KARACHI: The Pakistan Stock Exchange (PSX) continued to be ravaged as the pandemic worsened; however, a financial package announced by the government helped arrest a further downward spiral at the stock market. The KSE-100 plunged 2,557 points or 8% in the outgoing week to settle at 28,110 points.
With Monday a holiday on account of Pakistan Day, trading kicked off on Tuesday on an extremely bearish note. After recording the worst loss since 2008 in the past week, the index had plummeted even further as it breached the 29,000-point barrier when trading resumed after a three-day break. The sharp decline had once again triggered a halt in trading activity, this time for two hours.
The downtrend came on the back of fears that a global recession was imminent as the coronavirus pandemic forced many countries across the world to go into lockdown. Policymakers across the globe were looking to stave off a deep economic freeze from the lockdown and travel bans through a slew of monetary and fiscal measures.
The following session brought no respite, as stocks bled with the index diving to its lowest level since March 2014. Triggered by continued panic selling as investors weighed the economic impact of the industrial lockdown in almost the entire country, the index dived to below 27,500.
During the week, the Monetary Policy Committee held an emergency meeting that culminated in a 150bps cut in the policy rate, mere days after a 75bps cut. Cumulatively, the two announcements have brought the policy rate down to 11.00%. Meanwhile, the government announced a substantial support package worth over Rs1tn to keep the economy afloat.
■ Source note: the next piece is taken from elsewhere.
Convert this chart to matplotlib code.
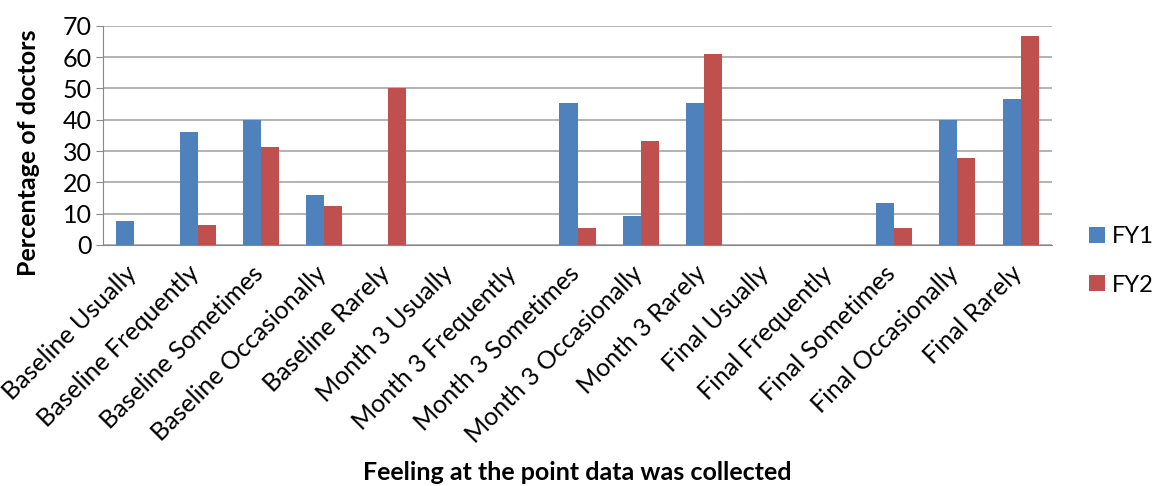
import matplotlib.pyplot as plt
import matplotlib.transforms as mtransforms
import numpy as np

# --- dane ---
categories = ["Baseline Usually", "Baseline Frequently", "Baseline Sometimes",
              "Baseline Occasionally", "Baseline Rarely", "Month 3 Usually",
              "Month 3 Frequently", "Month 3 Sometimes", "Month 3 Occasionally",
              "Month 3 Rarely", "Final Usually", "Final Frequently",
              "Final Sometimes", "Final Occasionally", "Final Rarely"]
fy1 = [7.7, 36, 40, 16, 0, 0, 0, 45.4, 9.1, 45.4, 0, 0, 13.3, 40, 46.7]
fy2 = [0, 6.3, 31.2, 12.3, 50, 0, 0, 5.3, 33.3, 61.1, 0, 0, 5.3, 27.8, 66.7]
yticks = [0, 10, 20, 30, 40, 50, 60, 70]

plt.rcParams['font.family'] = ['Lato', 'DejaVu Sans']
FS = 18

fig = plt.figure(figsize=(11.55, 4.86), dpi=100)
ax = fig.add_axes([0.089, 0.496, 0.822, 0.451])

x = np.arange(len(categories))
w = 0.285
ax.bar(x - w / 2, fy1, width=w, color='#4F81BD', label='FY1', zorder=3)
ax.bar(x + w / 2, fy2, width=w, color='#C0504D', label='FY2', zorder=3)

ax.set_xlim(-0.5, len(categories) - 0.5)
ax.set_ylim(0, 70)
ax.set_yticks(yticks)
ax.tick_params(axis='y', labelsize=FS, length=5, color='#888888', pad=3)
ax.tick_params(axis='x', length=0, pad=4)
ax.set_xticks(x)
labels = ax.set_xticklabels(categories, rotation=45, ha='right',
                            rotation_mode='anchor', fontsize=FS)
# przesuniecie etykiet (lewo/dol) jak w Excelu
shift = mtransforms.ScaledTranslation(-0.10, -0.11, fig.dpi_scale_trans)
for lab in labels:
    lab.set_transform(lab.get_transform() + shift)

ax.grid(axis='y', color='#A6A6A6', linewidth=1.2, zorder=0)
for s in ['top', 'right']:
    ax.spines[s].set_visible(False)
ax.spines['left'].set_color('#888888')
ax.spines['bottom'].set_color('#888888')

ax.set_ylabel('Percentage of doctors', fontsize=FS, fontweight='bold')
ax.yaxis.set_label_coords(-0.066, 0.42)
fig.text(0.5, 0.027, 'Feeling at the point data was collected', fontsize=FS,
         fontweight='bold', ha='center', va='center')

fig.legend(loc='center left', bbox_to_anchor=(0.943, 0.463), frameon=False,
           fontsize=17, handlelength=0.65, handleheight=0.65, labelspacing=1.15,
           handletextpad=0.3, borderpad=0, borderaxespad=0)

fig.savefig('out.png', dpi=100)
Following these developments, the tables turned on Thursday as the index turned bullish as investors welcomed a further rate cut and relief package from the cabinet. Despite investors weighing the fallout from the coronavirus, the market finished the last two sessions in the green. The uptrend was fuelled by the measures taken by the State Bank of Pakistan (SBP) and Pakistan Banks Association (PBA), coupled with recovery in Asian markets. Moreover, speculation about likely approval of $1.4 billion in an International Monetary Fund (IMF) loan for economic relief further strengthened investors’ sentiment.
On the other hand, rupee depreciation against the dollar during the week also maintained pressure at the PSX as the currency fell to record lows before recovering to close at 165.5.
Participation remained muted with average volumes dipping 8% week-on-week to 239 million shares, while average value traded jumped 41% to clock-in at $55 million.
In terms of sectors, negative contributions came from commercial banks (down 878 points), oil and gas exploration companies (344 points) and fertilisers (316 points). Scrip-wise, negative contributions were led by HBL (down 314 points), ENGRO (182 points), and OGDC (146 points). While positive contributions were led by POL and ATLH at five points each.
Foreign selling continued this week clocking-in at $13.7 million compared to a net sell of $19.6 million last week. Selling was witnessed in commercial banks ($5.3 million) and E&P ($3.5 million). On the domestic front, major buying was reported by individuals ($6.2 million) and insurance companies ($5 million).
Among major news of the week was; massive dip in POL products use after lockdown, companies shut plants amid lockdowns, FFC reduced Sona urea price after GIDC waiver, ECC approved tariff hike of up to Rs2.89 for K-Electric, and SBP unveiled debt relief measures for individuals, businesses.
Published in The Express Tribune, March 29th, 2020.